Начали приходить телеграммы из-за границы; различные газеты предлагали мне писать для них: «Дейли геральд», «Нью-Йорк пост», «Ля Франс», шведские газеты, американское агентство Юнайтед Пресс. Приходилось менять не только словарь - для красноармейцев и для нейтральных шведов требовались различные доводы. Чуть ли не ежедневно я выступал по радио - и для советских слушателей, и для французов, чехов, поляков, норвежцев, югославов.
Лозовский сказал мне, что Сталин придаст большое значение работе для Америки и Англии. Совинформбюро начало устраивать радиомитинги главным образом для Америки - славянские, еврейские, женские, молодежные. На еврейском митинге выступил и я. Говорили С. М. Михоэлс, С. М. Эйзенштейн, Перец Маркиш, Д. Бергельсон, архитектор Б. М. Иофан, а также П. Л. Капица и другие. (Некоторых из выступавших или подписавших обращение восемь лет спустя арестовали только потому, что они входили в Еврейский антифашистский комитет.)
В тот самый день ко мне пришел мой давний друг, польский поэт Броневский - его незадолго до этого выпустили из тюрьмы. Он был мрачен, рассказывал, что пережил и передумал в заключении, многим возмущался. Я говорил ему, что теперь нужно разбить фашистов, он усмехался: «Я это понял раньше тебя…» Он говорил, что его судьба сидеть в тюрьме, он это знает. Если разобьют немцев и освободят Польшу, то его там посадят. Но пусть посадят в польскую тюрьму - не потому, что там лучше, а потому, что он поляк…

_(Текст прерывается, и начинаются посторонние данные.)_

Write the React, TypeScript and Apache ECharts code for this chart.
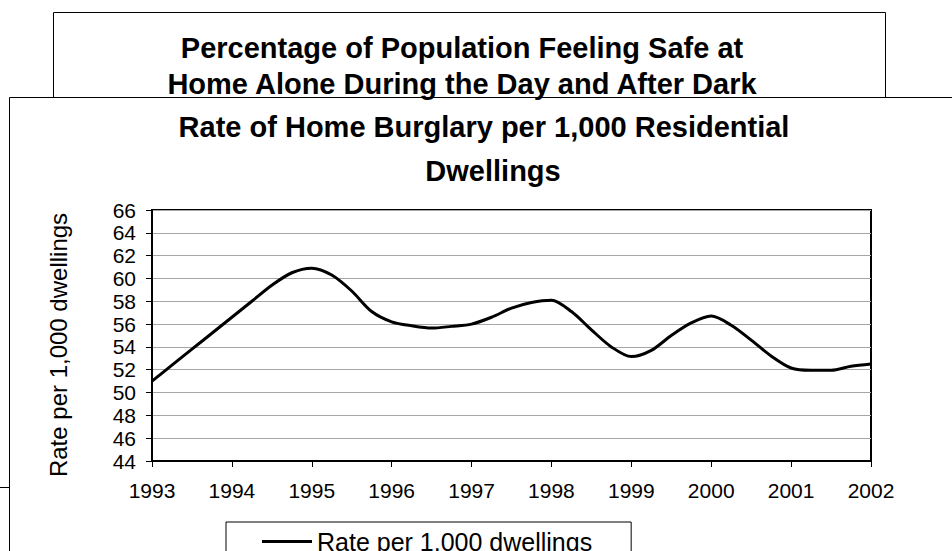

Броневский был страстным и честным коммунистом. Я с ним встретился впервые в Варшаве при Пилсудском и подумал сразу: вот настоящий интернационалист!… Что-то а мире изменилось, я еще не мог тогда этого сформулировать, но смутно чувствовал и понимал Броневского. Мы выросли на идеях XIX века, ненавидели национальную ограниченность, верили, что границы доживают свой век. В годы первой мировой войны все происходившее меня ошеломляло. Я искал разгадки у Декарта. А история никогда не посещала класс логики. В Испании я понимал горе народа, но там была гражданская война; подвиг интербригадовцев как бы продолжал Коммуну, Домбровского, Гарибальди. И вдруг я почувствовал, что есть очень важное и цепкое - земля. Я сидел на московском бульваре. Рядом сидела женщина с ребенком, некрасивая, печальная, с бесконечно знакомыми мне чертами, она говорила: «Петенька, не шали, пожалей меня!…» Я понял, что она родная, что за Петеньку можно умереть. Идея идеями, но есть и это…
В конце июля начались бомбежки Москвы. После Мадрида и Барселоны они мне казались слабыми - противовоздушная оборона работала хорошо. Но для москвичей они были внове. У людей разные характеры, и они по-разному себя вели: одни были спокойны, другие с непривычки пугались, некоторые тащили в убежище мешки с барахлом. Обычно бомбежки заставали меня в «Красной звезде». В подвале особняка на Малой Дмитровке мы продолжали работать (шутя мы называли этот погреб «презрением к смерти»). Когда я выхолил рано утром и шел по улице Горького, я радовался: все дома на месте! Архитектура этих домов мне никогда не нравилась, но я глядел на них с нежностью, как на близких людей, вышедших живыми из боя.